2. Partnerships with Local Government and Emergency Services
Rural communities often have volunteer fire departments, small police forces, and county government offices that are stretched thin. The church can be a meaningful partner to these institutions.
- Provide meals for volunteer fire departments. A monthly meal for the volunteer fire department costs almost nothing and builds significant goodwill.
- Offer the church building as a community resource. Make the building available for community meetings, emergency shelter, or voting.
- Partner with county social services. Many rural counties have social workers who are overwhelmed. Ask how the church can help connect people in need with available resources.
- Recognize first responders publicly. Pray for them by name from the pulpit. Recognize them during community events.

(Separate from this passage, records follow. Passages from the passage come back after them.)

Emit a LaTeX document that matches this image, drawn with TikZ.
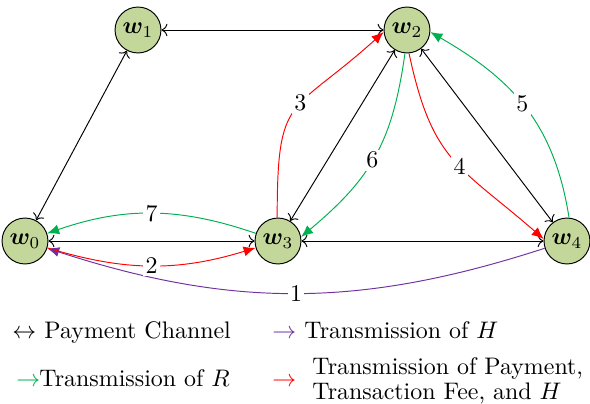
\documentclass[tikz,border=0pt]{standalone}
\usepackage{bm}
\usetikzlibrary{arrows.meta}
\definecolor{nodefill}{HTML}{C4D79B}
\definecolor{cred}{HTML}{FF0000}
\definecolor{cgreen}{HTML}{00B050}
\definecolor{cpurple}{HTML}{7030A0}
\tikzset{
  wnode/.style={circle, draw=black, fill=nodefill, minimum size=19.2pt, inner sep=0pt},
  chan/.style={<->, black},
  redarr/.style={-{Latex[length=5pt,width=4.2pt]}, cred},
  greenarr/.style={-{Latex[length=5pt,width=4.2pt]}, cgreen},
  purparr/.style={-{Latex[length=5pt,width=4.2pt]}, cpurple},
  lbl/.style={fill=white, inner sep=1pt, text=black},
  legtxt/.style={anchor=base west, inner sep=0pt}
}
\begin{document}
\begin{tikzpicture}[x=0.418pt, y=-0.418pt]
\useasboundingbox (0,0) rectangle (590,404);
% nodes
\node[wnode] (w0) at (25,241) {$\bm{w}_0$};
\node[wnode] (w1) at (138,30) {$\bm{w}_1$};
\node[wnode] (w2) at (407,30) {$\bm{w}_2$};
\node[wnode] (w3) at (278,241) {$\bm{w}_3$};
\node[wnode] (w4) at (567,241) {$\bm{w}_4$};
% payment channels
\draw[chan] (w1) -- (w2);
\draw[chan] (w1) -- (w0);
\draw[chan] (w0) -- (w3);
\draw[chan] (w3) -- (w4);
\draw[chan] (w3) -- (w2);
\draw[chan] (w2) -- (w4);
% transmissions
\draw[purparr] (w4) to[bend left=18] node[lbl, pos=0.5] {1} (w0);
\draw[redarr] (w0) to[bend right=17] node[lbl, pos=0.5] {2} (w3);
\draw[redarr] (w3.92) to[out=90, in=222, looseness=1.5] node[lbl, pos=0.55] {3} (w2.185);
\draw[redarr] (w2.-85) to[out=-78, in=139, looseness=1.25] node[lbl, pos=0.55] {4} (w4.175);
\draw[greenarr] (w4.85) to[out=99, in=-30, looseness=1.05] node[lbl, pos=0.52] {5} (w2.-5);
\draw[greenarr] (w2.-95) to[out=262, in=40, looseness=1.1] node[lbl, pos=0.52] {6} (w3.10);
\draw[greenarr] (w3) to[bend right=19] node[lbl, pos=0.5] {7} (w0);
% legend
\node[legtxt] (la) at (12,339) {$\leftrightarrow$};
\node[legtxt] (lat) at (44,339) {Payment Channel};
\node[legtxt, text=cpurple] (lb) at (272,339) {$\rightarrow$};
\node[legtxt] (lbt) at (304,339) {Transmission of $H$};
\node[legtxt, text=cgreen] (lc) at (16,387) {$\rightarrow$};
\node[legtxt] (lct) at (39,387) {Transmission of $R$};
\node[legtxt, text=cred] (ld) at (272,387) {$\rightarrow$};
\node[legtxt] (ldt) at (312,375) {Transmission of Payment,};
\node[legtxt] (ldu) at (312,399) {Transaction Fee, and $H$};
\end{tikzpicture}
\end{document}
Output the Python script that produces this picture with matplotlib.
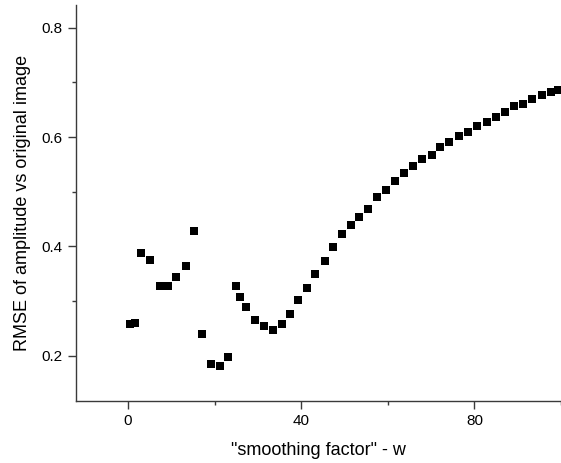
import matplotlib
matplotlib.use("Agg")
import matplotlib.pyplot as plt
from matplotlib.ticker import MultipleLocator

plt.rcParams['font.family'] = ['Liberation Sans', 'DejaVu Sans']

# smoothing factor w
w = [0.4, 1.7, 3.1, 5.2, 7.3, 9.2, 11.2, 13.3, 15.3, 17.2, 19.2, 21.3, 23.2,
     24.9, 25.8, 27.3, 29.4, 31.5, 33.5, 35.5, 37.4, 39.2,
     41.4, 43.3, 45.4, 47.4, 49.4, 51.4, 53.4, 55.5, 57.4, 59.6, 61.7, 63.8,
     65.9, 67.9, 70.1, 72.1, 74.2, 76.4, 78.5, 80.7, 82.8, 84.9, 87.1, 89.1,
     91.2, 93.2, 95.5, 97.6, 99.3]
# RMSE
rmse = [0.259, 0.260, 0.388, 0.376, 0.328, 0.328, 0.344, 0.365, 0.429, 0.239,
        0.185, 0.182, 0.197, 0.327, 0.307, 0.289, 0.266, 0.255, 0.247, 0.259,
        0.276, 0.302,
        0.324, 0.349, 0.373, 0.399, 0.422, 0.440, 0.454, 0.469, 0.490, 0.504,
        0.520, 0.534, 0.547, 0.559, 0.568, 0.581, 0.590, 0.601, 0.609, 0.620,
        0.628, 0.637, 0.646, 0.656, 0.660, 0.669, 0.676, 0.682, 0.686]

fig = plt.figure(figsize=(5.61, 4.63), dpi=100)
ax = fig.add_axes([0.1355, 0.1346, 0.8645, 0.8554])

ax.plot(w, rmse, 's', color='black', markersize=6.3, markeredgewidth=0)

ax.set_xlim(-12, 100)
ax.set_ylim(0.118, 0.842)

ax.xaxis.set_major_locator(MultipleLocator(40))
ax.xaxis.set_minor_locator(MultipleLocator(20))
ax.yaxis.set_major_locator(MultipleLocator(0.2))
ax.yaxis.set_minor_locator(MultipleLocator(0.1))

for side in ['top', 'right']:
    ax.spines[side].set_visible(False)
for side in ['left', 'bottom']:
    ax.spines[side].set_color('#3a3a3a')
    ax.spines[side].set_linewidth(1.0)

ax.tick_params(which='major', direction='out', length=5.5, width=1.0,
               color='#3a3a3a', labelsize=11, pad=4)
ax.tick_params(which='minor', direction='out', length=3, width=1.0,
               color='#3a3a3a')

ax.set_xlabel('"smoothing factor" - w', fontsize=13, labelpad=10)
ax.set_ylabel('RMSE of amplitude vs original image', fontsize=13, labelpad=8)

fig.savefig('out.png', dpi=100)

3. Partnerships with Other Nonprofits and Organizations
Most rural communities have a food pantry, a senior center, a 4-H program, or other community organizations that are doing good work with limited resources. The church can amplify their impact.
- Host or support the local food pantry. Many rural food pantries are looking for a stable location and volunteer base. The church can provide both.
- Partner with senior services. Provide transportation, meals, or companionship for elderly residents who are isolated.
- Support agricultural community events. In farming communities, the county fair, harvest festivals, and agricultural events are central to community identity. The church’s presence at these events communicates that it is part of the community, not separate from it.
How to Start a Community Partnership
The biggest mistake churches make when starting community partnerships is trying to do too much at once. Start with one partnership, do it well, and let it grow.
Step 1: Identify the need
Ask community leaders what the greatest unmet needs are. Do not assume you know. The school principal, the county social worker, the fire chief, and the food pantry director all have specific knowledge about what their community needs that the church may not have.
Step 2: Match the need to your capacity
What can your church actually do? Be honest about your volunteer base, your budget, and your time. A partnership that overextends the church will collapse and leave a worse impression than no partnership at all.
Step 3: Start small and build
A monthly meal for the fire department is more sustainable than an annual community festival. A weekly tutoring program with three volunteers is more sustainable than a summer camp that requires 20. Start with what you can sustain, then grow from there.